Wednesday, June 15, 2011

Internal and External Motivations

I received this question from a writer, "It's difficult for me to find what my main character wants... I only know what she wants internally, but I can't figure out what she wants externally, and I've heard from many different sources that your main character's external and internal wants are what drives the story. How do you come up with one when the story you want to write is more about her main character's journey to achieve her inner goal rather than her outer goal?"

This is a wonderful question, and it's something I struggle with as well. I'm really struggling with it at the moment, because the idea I'm currently composting is about a girl who's determined to always live in the moment and not worry about the future. So ... her goal is basically to not have goals. When I realized that, I kinda stared at the page, thinking, "Uh...."

Sometimes what happens for me is I try to make the external goal too complicated. I've
found that my character's internal goal is often something they don't realize they want and the external goal is something they do know they want. Not always, of course, but frequently.

Susan May Warren does a wonderful job with external goals. In her book Happily Ever After, the main character is opening up a book store. Her external goal is to get the building ready to open by the start of summer, when tourists flock to their town.

Often, external and internal goals work together. In So Over It, Skylar's external goal is to figure out what really happened on the night she was nearly date-raped. Her internal goal is to forgive herself for bad choices she once made.

So start by looking at your story and determining what it is your character knows he or she is working toward. If your character doesn't have a goal they know about, find one for them.

It can work well to have the external and internal goals work together, like in my example of So Over It, but it can also work to have the external and internal goals battling each other. Like to have a character whose internal goal is to live a simpler life ... but whose external goal is to run a boutique gift shop.
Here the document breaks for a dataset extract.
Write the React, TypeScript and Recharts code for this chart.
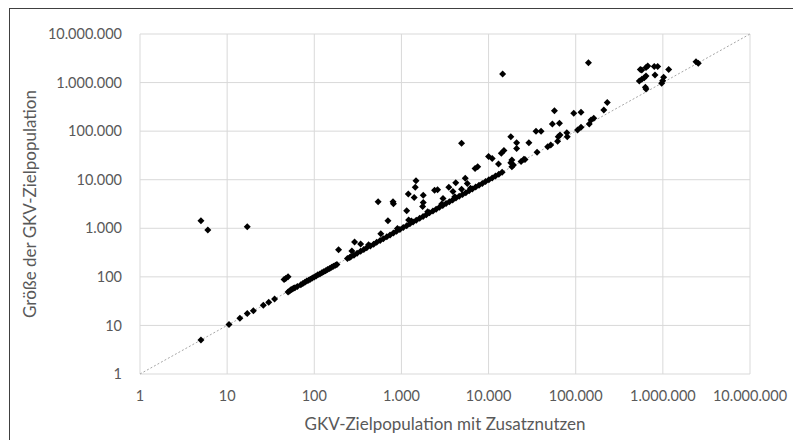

Boutique gift shops sell things luxury items, so that would really battle with the character's desire to live simpler.

I hope this helps a little. Take comfort in the fact that you're not alone!


  1. !!! I have this exact problem! Lately I have not been able to get into the editing process. It just felt like something was completely wrong. And then one night it struck me - my character has NO OBJECTIVE. Oh my word.

    So, I came up with an objective. But it's kind of a passive objective because it's something she's already doing?

    Ren is part of the national border guard, and so her goal is to protect her country, which she does. Then magic comes into the picture, along with a quest for a spear, making things a little bit harder.

    So I think it'll work... but I'm still unsure. I'm re-doing the whole beginning and the way she meets her best friend, to add more drama. Basically, my editing life is a total mess - sorry to dump it on you :)

    Thanks for the post! I feel better now that I know I'm not alone.

  2. Ren, I had the same exact problem in the first draft of what would become my first was too short, too boring, and everything was happening TO my MC instead of my MC making stuff happening, you know?! Frustrating, but workable!

    Anyway, this is a really great post and a good reminder that there has to be stuff going on in the inside and outside! :) Thanks, Stephanie!

  3. Great post. I find that the best way to figure this out is to make sure not to over think it. To just put yourself in the characters shoes and imagine your story in your head, and once you've figured all that out, THEN decide what the internal and external motivations are.

    <3 Gina Blechman

  4. I completely agree. Though I haven't had much trouble figuring out external goals for the main characters, it's the supporting ones I've usually had a hard time with. I can get their personality and motivations down easy, but when I don't know what it is that's motivating them externally, well, sometimes it can seem like they're just following around the main character for the sake of the story... just in the "right place" at the "right time" and it feels to contrived, if that makes sense.

    So thanks for the post! I might have to come back and look at it again next time I'm having trouble thinking of an external goal.

  5. Morgan, I think that's really common. Or it's at least something I struggle with too. It's usually about halfway through the first draft before I determine what my supporting characters are struggling with, so my second draft involves some serious editing!